Viviamo in un mondo ibrido: la compenetrazione continua e inevitabile tra reale e virtuale produce sempre una collisione di percezioni. La ricerca di Sambini – servendosi della tecnologia VR – si colloca in quel sottile “passaggio di stato” tra ciò di cui facciamo esperienza concretamente e il suo alter ego nel metaverso. Se mi trovo in una stanza uguale a quella in cui sono ma virtuale, qual è il rapporto tra le due? Prima di indagare la forma instabile dell’identità dell’individuo, infatti, Tecnocopia si interroga sulla percezione dell’ambiente virtuale. Visore e controllers consentono l’accesso a quella che è sia una pura rappresentazione visiva dello spazio, sia l’unico luogo dove esiste davvero l’esposizione: l’Ocolus contiene l’intera mostra come una sorta di capsula spazio-temporale. Nel metaverso ogni cosa è una proiezione della realtà, una sua copia ma priva di concrete funzioni: il tetto di una casa esiste – perché lo vediamo – ma non ci ripara davvero, le macchine non ci investono, il fuoco non ci scalda. In altre parole, un intero mondo fatto di pura forma e possibile solo nell’esperienza consapevole del singolo. Specchio di questa realtà, Tecnocopia avvicina il virtuale alla caverna di Platone: pur essendo l’ombra del mondo, la sua capacità immersiva disorienta i sensi fino a mescolare ciò che sappiamo con ciò che vediamo.
In questo punto cruciale della riflessione, l’opera di Sambini inserisce l’esperienza dell’Io. Infatti, nella realtà virtuale anche la nostra identità si trasforma: mancando la corporeità, siamo chiamati a “farci proiezione” attraverso la profilazione, costruendo utenti e avatar a nostra immagine e somiglianza per ricostruire quella fisicità perduta. In “Tecnocopia”, quest’azione si traduce nella creazione, da parte dello spettatore, di una propria auto-replica ottenuta tramite la fotocopiatrice presente nel metaverso, usata come vero e proprio strumento identitario. Nello spazio espositivo si vanno così a sommare i volti del pubblico, rielaborati e restituiti dall’intelligenza artificiale.

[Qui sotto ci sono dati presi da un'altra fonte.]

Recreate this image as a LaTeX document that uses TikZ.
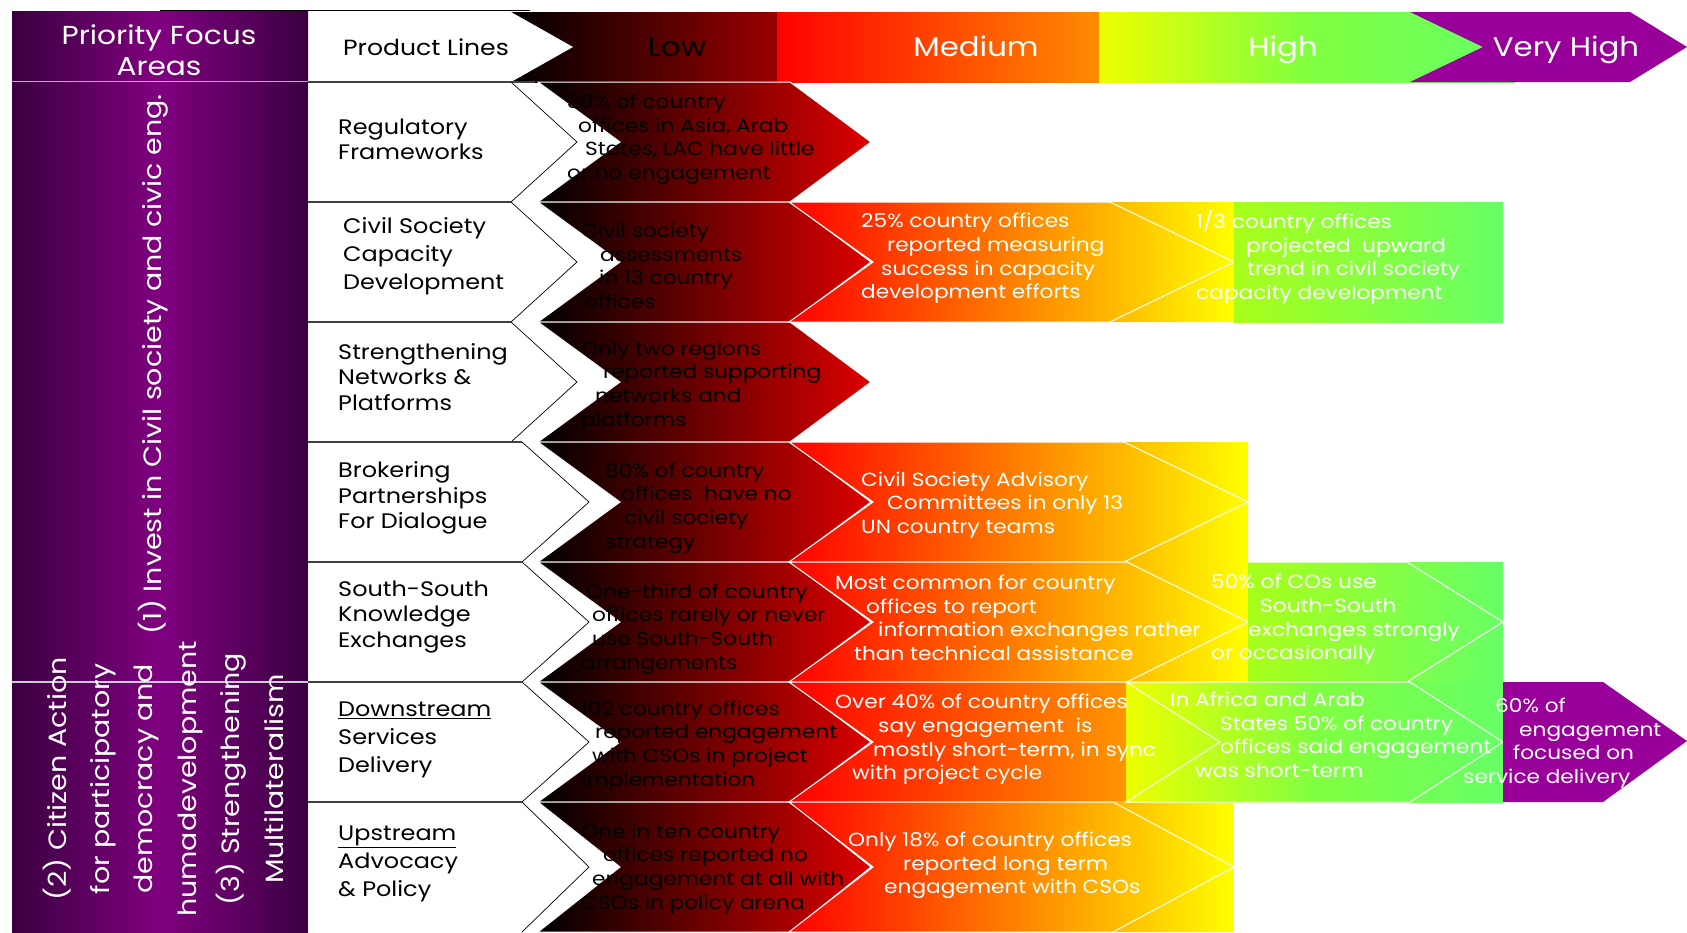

Come un’intima scoperta, la forma evanescente che assumiamo nella realtà virtuale riacquista visibilità grazie all’azione fotografica: siamo davanti ad una nuova e ibrida epifania dell’ego. La necessaria solitudine del visitatore nella fruizione di Tecnocopia è capace di mettere in luce, se vogliamo, quella modalità implicita con cui facciamo esperienza della realtà: che si tratti del mondo aldilà o aldiquà del visore, tutto ciò che possiamo conoscere si costruisce a partire dalla nostra percezione.